Pictures are not part of the copy. Retype the lines from the first one through the line that contains "const yTicks = [0, 5, 10, 15, 20, 25, 30];".

━━━━━━━━

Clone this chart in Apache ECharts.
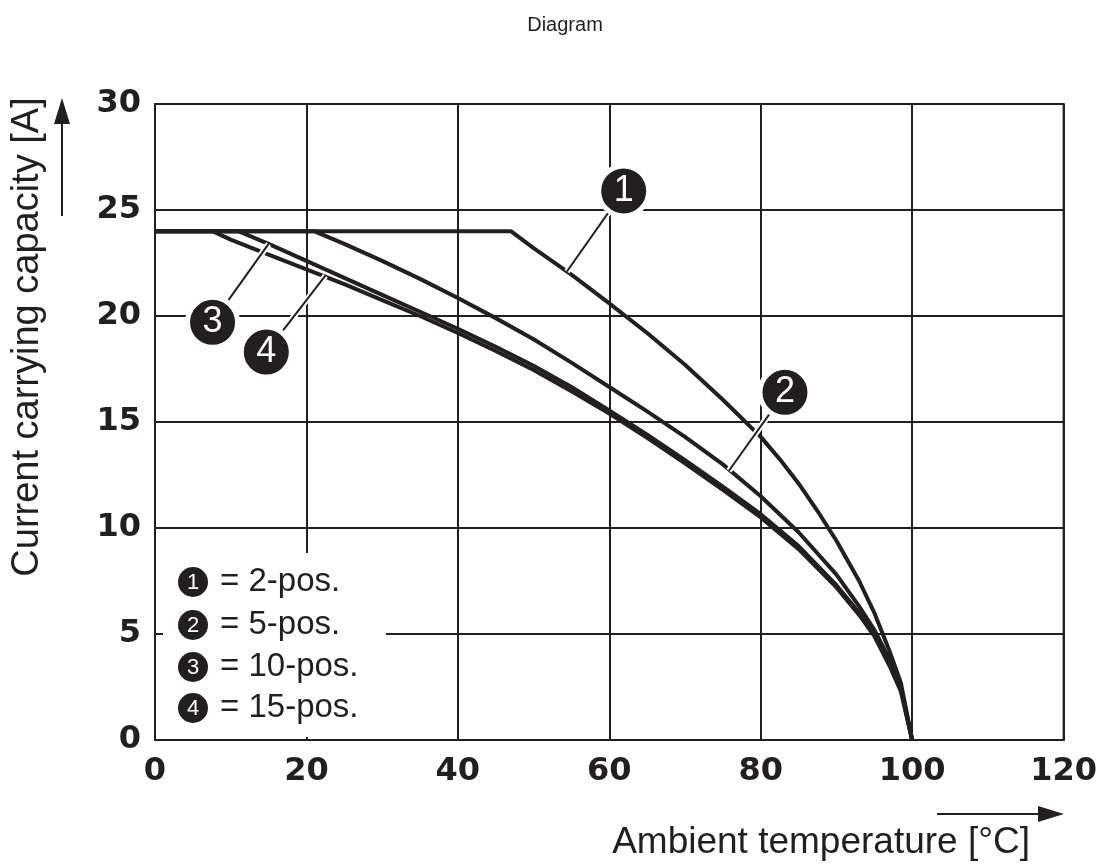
<!DOCTYPE html>
<html>
<head>
<meta charset="utf-8">
<script src="https://cdn.jsdelivr.net/npm/echarts@6/dist/echarts.min.js"></script>
<style>html,body{margin:0;padding:0;background:#fff}#c{width:1100px;height:867px}</style>
</head>
<body>
<div id="c"></div>
<script>
// ---- data ----
const title = 'Diagram';
const xName = 'Ambient temperature [°C]';
const yName = 'Current carrying capacity [A]';
const xTicks = [0, 20, 40, 60, 80, 100, 120];
const yTicks = [0, 5, 10, 15, 20, 25, 30];

const seriesNames = ['2-pos.', '5-pos.', '10-pos.', '15-pos.'];
const temp1 = [0, 47, 50, 55, 60, 65, 70, 75, 80, 82.5, 85, 87.5, 90, 93, 95, 97, 98.5, 100];
const amps1 = [24, 24, 23.2, 21.95, 20.6, 19.2, 17.7, 16.05, 14.3, 13.25, 12.1, 10.8, 9.4, 7.5, 6.0, 4.2, 2.7, 0];
const temp2 = [0, 21, 25, 30, 35, 40, 45, 50, 55, 60, 65, 70, 75, 80, 85, 90, 93, 95, 97, 98.5, 100];
const amps2 = [24, 24, 23.4, 22.6, 21.75, 20.85, 19.9, 18.9, 17.8, 16.65, 15.5, 14.3, 13.0, 11.5, 9.8, 7.8, 6.3, 5.2, 3.8, 2.5, 0];
const temp3 = [0, 11, 15, 20, 25, 30, 35, 40, 45, 50, 55, 60, 65, 70, 75, 80, 85, 90, 93, 95, 97, 98.5, 100];
const amps3 = [24, 24, 23.4, 22.6, 21.8, 21.0, 20.2, 19.4, 18.55, 17.65, 16.65, 15.55, 14.4, 13.2, 11.95, 10.65, 9.15, 7.3, 6.0, 5.0, 3.6, 2.4, 0];
const temp4 = [0, 7.6, 10, 15, 20, 25, 30, 35, 40, 45, 50, 55, 60, 65, 70, 75, 80, 85, 90, 93, 95, 97, 98.5, 100];
const amps4 = [24, 24, 23.6, 22.9, 22.2, 21.5, 20.75, 20.0, 19.2, 18.35, 17.45, 16.45, 15.4, 14.25, 13.05, 11.8, 10.5, 9.0, 7.2, 5.9, 4.9, 3.5, 2.3, 0];

// numbered callouts: circle position and leader target on the curve
const calloutIds = ['1', '2', '3', '4'];
const calloutAt = [[61.9, 25.9], [83.2, 16.4], [7.6, 19.7], [14.7, 18.3]];
const calloutTo = [[54.4, 22.1], [75.8, 12.7], [15, 23.4], [22.5, 21.9]];

// ---- chart ----
const INK = '#231f20';
const FONT = 'Liberation Sans, Arial, sans-serif';
const zip = (xs, ys) => xs.map((x, i) => [x, ys[i]]);
const curves = [zip(temp1, amps1), zip(temp2, amps2), zip(temp3, amps3), zip(temp4, amps4)];

const grid = { left: 155, right: 30, top: 104, bottom: 127 };
const series = [];
curves.forEach((d, i) => {
  series.push({
    type: 'line', name: seriesNames[i], data: d, showSymbol: false, symbol: 'none',
    smooth: false,
    lineStyle: { color: INK, width: 4, join: 'round' }, z: 3, animation: false
  });
});
calloutIds.forEach((id, i) => {
  series.push({
    type: 'line', data: [calloutAt[i], calloutTo[i]], showSymbol: false, symbol: 'none',
    lineStyle: { color: '#fff', width: 6 }, z: 4, animation: false
  });
  series.push({
    type: 'line', data: [calloutAt[i], calloutTo[i]], showSymbol: false, symbol: 'none',
    lineStyle: { color: INK, width: 2 }, z: 5, animation: false
  });
});
series.push({
  type: 'scatter', z: 6, animation: false,
  data: calloutAt.map((p, i) => ({ value: p, name: calloutIds[i] })),
  symbol: 'circle', symbolSize: 50,
  itemStyle: { color: INK, opacity: 1, borderColor: '#fff', borderWidth: 5 },
  emphasis: { disabled: true },
  label: { show: true, position: 'inside', formatter: p => p.name, color: '#fff',
           fontSize: 36, fontFamily: FONT }
});

const legendRows = [582, 625, 667, 708];
const graphics = [
  { type: 'text', x: 565, y: 25, z: 10,
    style: { text: title, fontSize: 20, fontFamily: FONT, fill: INK, textAlign: 'center', textVerticalAlign: 'middle' } },
  { type: 'text', x: 28, y: 337, rotation: Math.PI / 2, z: 10,
    style: { text: yName, fontSize: 38, fontFamily: FONT, fill: INK, textAlign: 'center', textVerticalAlign: 'middle' } },
  { type: 'text', x: 1030, y: 843, z: 10,
    style: { text: xName, fontSize: 37, fontFamily: FONT, fill: INK, textAlign: 'right', textVerticalAlign: 'middle' } },
  { type: 'line', z: 10, shape: { x1: 62, y1: 216, x2: 62, y2: 118 }, style: { stroke: INK, lineWidth: 2 } },
  { type: 'polygon', z: 10, shape: { points: [[62, 98], [54, 124], [70, 124]] }, style: { fill: INK } },
  { type: 'line', z: 10, shape: { x1: 937, y1: 814, x2: 1042, y2: 814 }, style: { stroke: INK, lineWidth: 2 } },
  { type: 'polygon', z: 10, shape: { points: [[1064, 814], [1038, 806], [1038, 822]] }, style: { fill: INK } },
  { type: 'rect', z: 1, shape: { x: 163, y: 553, width: 223, height: 184 }, style: { fill: '#fff' } }
];
seriesNames.forEach((nm, i) => {
  graphics.push({ type: 'circle', z: 10, shape: { cx: 193, cy: legendRows[i], r: 15 }, style: { fill: INK } });
  graphics.push({ type: 'text', x: 193, y: legendRows[i] + 1, z: 11,
    style: { text: calloutIds[i], fontSize: 22, fontFamily: FONT, fill: '#fff', textAlign: 'center', textVerticalAlign: 'middle' } });
  graphics.push({ type: 'text', x: 220, y: legendRows[i], z: 10,
    style: { text: '= ' + nm, fontSize: 33, fontFamily: FONT, fill: INK, textAlign: 'left', textVerticalAlign: 'middle' } });
});

const chart = echarts.init(document.getElementById('c'), null, { renderer: 'canvas' });
chart.setOption({
  animation: false,
  backgroundColor: '#fff',
  grid: Object.assign({ show: true, borderColor: INK, borderWidth: 2, containLabel: false }, grid),
  xAxis: {
    type: 'value', min: xTicks[0], max: xTicks[xTicks.length - 1], interval: xTicks[1] - xTicks[0],
    axisLine: { show: true, lineStyle: { color: INK, width: 2 } },
    axisTick: { show: true, inside: true, length: 6, lineStyle: { color: INK, width: 2 } },
    splitLine: { show: true, lineStyle: { color: INK, width: 2 } },
    axisLabel: { color: INK, fontSize: 32, fontWeight: 'bold', fontFamily: 'DejaVu Sans', margin: 16 }
  },
  yAxis: {
    type: 'value', min: yTicks[0], max: yTicks[yTicks.length - 1], interval: yTicks[1] - yTicks[0],
    axisLine: { show: true, lineStyle: { color: INK, width: 2 } },
    axisTick: { show: true, inside: true, length: 6, lineStyle: { color: INK, width: 2 } },
    splitLine: { show: true, lineStyle: { color: INK, width: 2 } },
    axisLabel: { color: INK, fontSize: 32, fontWeight: 'bold', fontFamily: 'DejaVu Sans', margin: 14 }
  },
  graphic: graphics,
  series: series
});
</script>
</body>
</html>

━━━━━━━━

Reply
Clone this chart in Apache ECharts.
<!DOCTYPE html>
<html>
<head>
<meta charset="utf-8">
<script src="https://cdn.jsdelivr.net/npm/echarts@6/dist/echarts.min.js"></script>
<style>html,body{margin:0;padding:0;background:#fff}#c{width:1100px;height:867px}</style>
</head>
<body>
<div id="c"></div>
<script>
// ---- data ----
const title = 'Diagram';
const xName = 'Ambient temperature [°C]';
const yName = 'Current carrying capacity [A]';
const xTicks = [0, 20, 40, 60, 80, 100, 120];
const yTicks = [0, 5, 10, 15, 20, 25, 30];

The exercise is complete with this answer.